Caught Between Rising Waters and Rising Rates In Brighton Beach
BRIGHTON BEACH – Earlier this year, Hurricanes Florence and Michael cut huge swaths of destruction across the southeastern United States, hundreds of miles from Brooklyn. In Brighton Beach, a neighborhood devastated by Hurricane Sandy in 2012, Hassan Ahmad, is keeping a wary eye on the weather.
“It’s always in the back of our heads,” said Mr. Ahmad 45, an aircraft engineer who lives with his wife, three young children and an elderly mother in a two-story house just a few blocks from the end of Sheepshead Bay. “Eventually, something’s going to come.”
The Ahmads’ home on Brighton Seventh Street suffered major damage during Sandy when floodwater came up to just below the second story windows. The Ahmads still live there and are currently paying off two mortgages on the house.
“We don’t have any other property,” said Mr. Ahmad, whose parents brought him to Brooklyn from Pakistan when he was seven years old. “We can’t afford anything else.”
Brighton Beach residents like the Ahmads say they can’t afford to leave, but the costs they would incur to rebuild when the next big storm strikes mean they also can’t afford to stay.
As Mr. Ahmad put it, “It’s the American Dream going down the pipes.”
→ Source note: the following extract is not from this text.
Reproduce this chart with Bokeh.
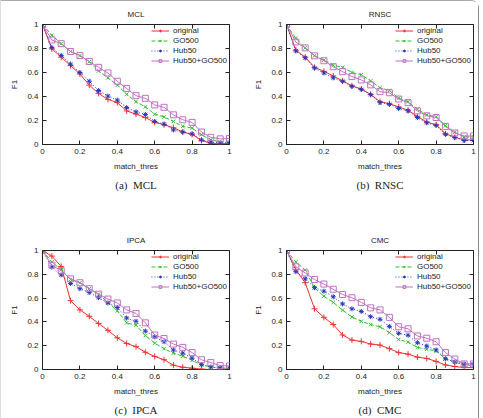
from bokeh.plotting import figure
from bokeh.models import Range1d, LinearAxis, FixedTicker, Title, Legend, LegendItem
from bokeh.layouts import column, row
from bokeh.embed import file_html
from bokeh.resources import INLINE

match_thres = [0.0, 0.05, 0.1, 0.15, 0.2, 0.25, 0.3, 0.35, 0.4, 0.45, 0.5,
               0.55, 0.6, 0.65, 0.7, 0.75, 0.8, 0.85, 0.9, 0.95, 1.0]
series_names = ["original", "GO500", "Hub50", "Hub50+GO500"]
tick_values = [0, 0.2, 0.4, 0.6, 0.8, 1]
tick_labels = {0: "0", 0.2: "0.2", 0.4: "0.4", 0.6: "0.6", 0.8: "0.8", 1: "1"}

mcl_original = [1.0, 0.797, 0.728, 0.657, 0.588, 0.495, 0.426, 0.376, 0.349, 0.28, 0.253,
                0.225, 0.184, 0.165, 0.14, 0.104, 0.085, 0.033, 0.011, 0.005, 0.011]
mcl_go500 = [1.0, 0.91, 0.84, 0.775, 0.74, 0.69, 0.613, 0.555, 0.495, 0.418, 0.357,
             0.313, 0.253, 0.23, 0.192, 0.151, 0.137, 0.082, 0.04, 0.02, 0.022]
mcl_hub50 = [1.0, 0.808, 0.742, 0.67, 0.6, 0.527, 0.45, 0.404, 0.37, 0.308, 0.272,
             0.25, 0.192, 0.17, 0.121, 0.104, 0.088, 0.038, 0.02, 0.014, 0.016]
mcl_hub50_go500 = [1.0, 0.871, 0.84, 0.775, 0.742, 0.692, 0.643, 0.596, 0.527, 0.467, 0.407,
                   0.385, 0.33, 0.31, 0.247, 0.206, 0.184, 0.104, 0.06, 0.047, 0.05]

rnsc_original = [1.0, 0.786, 0.728, 0.643, 0.61, 0.571, 0.53, 0.489, 0.462, 0.418, 0.357,
                 0.34, 0.313, 0.286, 0.234, 0.187, 0.165, 0.09, 0.06, 0.038, 0.038]
rnsc_go500 = [1.0, 0.885, 0.805, 0.74, 0.703, 0.66, 0.643, 0.6, 0.582, 0.53, 0.473,
              0.45, 0.387, 0.357, 0.294, 0.247, 0.231, 0.157, 0.102, 0.063, 0.063]
rnsc_hub50 = [1.0, 0.78, 0.722, 0.637, 0.596, 0.555, 0.527, 0.484, 0.459, 0.415, 0.349,
              0.335, 0.3, 0.28, 0.225, 0.181, 0.159, 0.085, 0.058, 0.033, 0.033]
rnsc_hub50_go500 = [1.0, 0.854, 0.805, 0.739, 0.698, 0.648, 0.607, 0.566, 0.538, 0.497, 0.44,
                    0.431, 0.379, 0.349, 0.28, 0.239, 0.225, 0.151, 0.096, 0.071, 0.071]

ipca_original = [1.0, 0.953, 0.866, 0.578, 0.501, 0.447, 0.386, 0.329, 0.266, 0.219, 0.192,
                 0.145, 0.11, 0.082, 0.036, 0.019, 0.011, 0.003, 0.0, 0.0, 0.0]
ipca_go500 = [1.0, 0.904, 0.838, 0.756, 0.729, 0.679, 0.633, 0.564, 0.493, 0.392, 0.373,
              0.285, 0.222, 0.175, 0.137, 0.112, 0.077, 0.038, 0.022, 0.011, 0.011]
ipca_hub50 = [1.0, 0.86, 0.795, 0.723, 0.679, 0.647, 0.603, 0.559, 0.521, 0.433, 0.405,
              0.323, 0.274, 0.233, 0.164, 0.137, 0.096, 0.041, 0.022, 0.014, 0.011]
ipca_hub50_go500 = [1.0, 0.877, 0.83, 0.762, 0.729, 0.679, 0.633, 0.592, 0.559, 0.501, 0.471,
                    0.392, 0.29, 0.26, 0.214, 0.186, 0.142, 0.082, 0.058, 0.033, 0.03]

cmc_original = [1.0, 0.838, 0.729, 0.51, 0.438, 0.378, 0.29, 0.247, 0.236, 0.214, 0.205,
                0.175, 0.142, 0.129, 0.104, 0.093, 0.068, 0.038, 0.025, 0.016, 0.016]
cmc_go500 = [1.0, 0.904, 0.836, 0.685, 0.616, 0.564, 0.499, 0.441, 0.405, 0.378, 0.359,
             0.31, 0.252, 0.23, 0.186, 0.17, 0.156, 0.09, 0.063, 0.036, 0.036]
cmc_hub50 = [1.0, 0.822, 0.762, 0.688, 0.658, 0.611, 0.551, 0.51, 0.488, 0.444, 0.422,
             0.362, 0.304, 0.288, 0.225, 0.197, 0.164, 0.09, 0.063, 0.047, 0.047]
cmc_hub50_go500 = [1.0, 0.863, 0.811, 0.756, 0.718, 0.674, 0.63, 0.603, 0.564, 0.518, 0.501,
                   0.438, 0.359, 0.342, 0.282, 0.263, 0.233, 0.142, 0.088, 0.047, 0.047]

NB = "\u00a0"
panels = [
    ("MCL", "(a)" + NB + NB + "MCL", [mcl_original, mcl_go500, mcl_hub50, mcl_hub50_go500]),
    ("RNSC", "(b)" + NB + NB + "RNSC", [rnsc_original, rnsc_go500, rnsc_hub50, rnsc_hub50_go500]),
    ("IPCA", "(c)" + NB + NB + "IPCA", [ipca_original, ipca_go500, ipca_hub50, ipca_hub50_go500]),
    ("CMC", "(d)" + NB + NB + "CMC", [cmc_original, cmc_go500, cmc_hub50, cmc_hub50_go500]),
]

styles = [
    dict(color="#f03030", dash="solid", marker="cross", size=6),
    dict(color="#30c030", dash="4 2", marker="x", size=5),
    dict(color="#2838c0", dash="1 2", marker="asterisk", size=5),
    dict(color="#c070c0", dash="solid", marker="square", size=6),
]

SANS = "Liberation Sans"
SERIF = "Liberation Serif"

# geometry per panel: (width, height, left, right, top, bottom)
geom = [
    (240, 208, 41, 12, 22, 65),
    (237, 208, 45, 5, 22, 65),
    (240, 209, 41, 12, 41, 46),
    (237, 209, 45, 5, 41, 46),
]


def make_panel(title, caption, ys, g):
    w, h, bl, br, bt, bb = g
    p = figure(width=w, height=h, output_backend="svg", toolbar_location=None,
               x_range=Range1d(0, 1), y_range=Range1d(0, 1),
               min_border_left=bl, min_border_right=br,
               min_border_top=bt, min_border_bottom=bb)
    p.title.text = title
    p.title.align = "center"
    p.title.text_font = SANS
    p.title.text_font_size = "8px"
    p.title.text_font_style = "normal"
    p.title.text_color = "#222222"
    p.title.standoff = 12
    p.grid.visible = False
    p.outline_line_color = "#222222"
    p.outline_line_width = 1
    p.background_fill_color = "white"
    p.border_fill_color = "white"

    for ax in (p.xaxis[0], p.yaxis[0]):
        ax.ticker = FixedTicker(ticks=tick_values)
        ax.major_label_overrides = tick_labels
        ax.major_tick_in = 4
        ax.major_tick_out = 0
        ax.minor_tick_line_color = None
        ax.axis_line_color = None
        ax.major_tick_line_color = "#222222"
        ax.major_label_text_font = SANS
        ax.major_label_text_font_size = "8px"
        ax.major_label_text_color = "#222222"
        ax.axis_label_text_font = SANS
        ax.axis_label_text_font_size = "8px"
        ax.axis_label_text_font_style = "normal"
        ax.axis_label_text_color = "#222222"
        ax.major_label_standoff = 4
        ax.axis_label_standoff = 5
    p.xaxis.axis_label = "match_thres"
    p.yaxis.axis_label = "F1"

    for loc in ("above", "right"):
        ax = LinearAxis(ticker=FixedTicker(ticks=tick_values),
                        major_tick_in=4, major_tick_out=0,
                        minor_tick_line_color=None, axis_line_color=None,
                        major_tick_line_color="#222222",
                        major_label_overrides={t: "" for t in tick_values},
                        major_label_text_font_size="8px", major_label_standoff=0)
        p.add_layout(ax, loc)

    items = []
    for name, y, st in zip(series_names, ys, styles):
        r1 = p.line(match_thres, y, line_color=st["color"], line_width=1,
                    line_dash=st["dash"])
        r2 = p.scatter(match_thres, y, marker=st["marker"], size=st["size"],
                       line_color=st["color"], fill_color=None, line_width=1)
        items.append(LegendItem(label=name, renderers=[r1, r2]))
    leg = Legend(items=items, location="top_right",
                 background_fill_alpha=0, border_line_color=None,
                 label_text_font=SANS, label_text_font_size="8px",
                 label_text_color="#222222",
                 glyph_width=18, glyph_height=7, label_height=7,
                 spacing=1, padding=1, margin=2, label_standoff=4)
    p.add_layout(leg, "center")

    cap = Title(text=caption, align="center", text_font=SERIF,
                text_font_size="11px", text_font_style="normal",
                text_color="#222222", standoff=6)
    p.add_layout(cap, "below")
    return p


figs = [make_panel(t, c, ys, g) for (t, c, ys), g in zip(panels, geom)]

layout = column(row(figs[0], figs[1]), row(figs[2], figs[3]),
                styles={"border-top": "1px solid #aaaaaa",
                        "border-left": "1px solid #dddddd",
                        "border-right": "1px solid #888888",
                        "border-top-right-radius": "8px"})

open("out.html", "w").write(file_html(layout, INLINE))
Hard data on the number of families in the Ahmads’ situation is hard to come by. The census, for example, does not track the reasons why residents might leave any given area. There is evidence, however, that Hassan and his family are not alone.
Flood insurance is a major expense for homeowners in coastal Brooklyn. The median cost of flood insurance in areas at high risk of flooding—including the vast majority of Brighton Beach – is $3,000 dollars a year in New York City, according to a 2017 study by the Rand Corporation.
However, costs can vary wildly for houses within even a few hundred feet of each other. Insurance rates are determined by the topography of the land, not street address. Flood insurance can be hundreds or thousands of dollars more expensive depending on a house’s exact location.
Even though the costs of insurance are increasing, and the risks remain high, Brighton Beach is still the cheapest available option for many families like the Ahmads.
“Leaving is a difficult option because where can you afford to go?” said Elizabeth Malone, the program manager for insurance and resiliency at Neighborhood Housing services of Brooklyn, a non-profit that helps low-income families navigate the process of home ownership.
Many of the more affordable neighborhoods in or near New York City are also in coastal areas at risk of flooding, said Malone. The areas that are inland present other financial challenges such as the cost of transportation or higher property taxes.
Even if the Ahmads were able to sell their house, Malone stressed, “whether they would have the funds from selling to repurchase” a new home elsewhere “would be a very close call.”
“It’s not that they might not find a home, but it’s going to be very tough,” she said. Brighton Beach’s particular mix of flood risk and a large immigrant community make for a very specific set of challenges for residents, said Malone.
“You see a lot of older families who have been there generationally,” she said and many new immigrants who are also new homeowners. Those families tend to invest heavily in their homes, and then pass them along to their children. For many immigrant families, she said, “the home is your entire financial life.”
Mr. Ahmad, meanwhile, is mulling the possibility of taking his young family abroad, just as his parents brought him to the United States. “Norway or England or something like that,” he said. “I’m a technical person, I can get a job in a heartbeat.”
Someday soon, the weather may force his hand.